A prominent Chinese businessperson died in a crash involving a Nio ES8 electric SUV, according to a social media release issued over the weekend. Lin Wenqin, who has founded several companies in the restaurant industry, was killed in an accident on Thursday. According to Lin’s obituary, the Nio’s Navigate On Pilot driver assistance system was active at the time of the crash.
The news came only a couple weeks after another fatal incident involving a Nio vehicle in China. Together, the accidents have shareholders worried that a more in-depth investigation from Chinese authorities could prove to be problematic for Nio’s long-term aspirations for building a system providing fully autonomous driving for its vehicles.
Tesla goes along for the ride
Meanwhile, regulatory issues also hurt shares of Tesla on Monday morning. The EV pioneer’s stock was down more than 5%.
The U.S. National Highway Traffic Safety Administration opened a formal investigation into Tesla’s own Autopilot driver assistance system on Monday.

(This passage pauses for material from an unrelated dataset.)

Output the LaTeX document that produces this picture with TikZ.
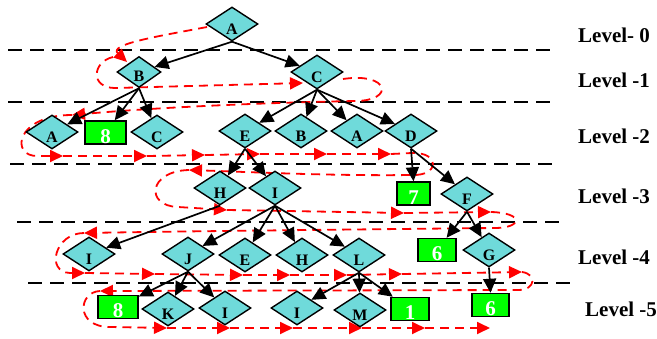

The NHTSA release indicated that the investigation would center on accidents related to emergency vehicles, citing 11 crashes in which Tesla EVs using Autopilot have come upon incidents involving first responders and then hit one or more of their emergency vehicles.
The investigation includes about 765,000 Tesla Model 3, Y, S, and X vehicles. It will look more closely at the extent to which the Autopilot system or associated driver assistance capabilities might have been involved in the crashes, with the goal of establishing better ways to ensure drivers can avoid similar incidents in the future.
Tesla has undergone investigations from regulators in the past, so the latest news only adds to a general concern investors have had about the automaker’s stock for a while now. Moreover, with sky-high demand for lithium and other key raw materials that go into mission-critical EV production components like batteries, shareholders might well be worried about a host of potential bottleneck issues that could put up a roadblock between Tesla and its production growth goals.
Be careful out there
Shares of other EV stocks were also generally lower on the day. XPeng (NYSE:XPEV) saw its stock drop nearly 7%, while Li Auto (NASDAQ:LI) was down almost 4%. Losses for U.S. EV stocks were more modest, with Nikola (NASDAQ:NKLA) and Lordstown Motors (NASDAQ:RIDE) down between 1% and 2%.
There’s a lot of hope that Nio, Tesla, and other EV companies will be able to revolutionize the transportation industry. As they make progress, though, they’ll have to keep overcoming the safety concerns that many have about autonomous driving. Until they do, temporary setbacks like this will be inevitable.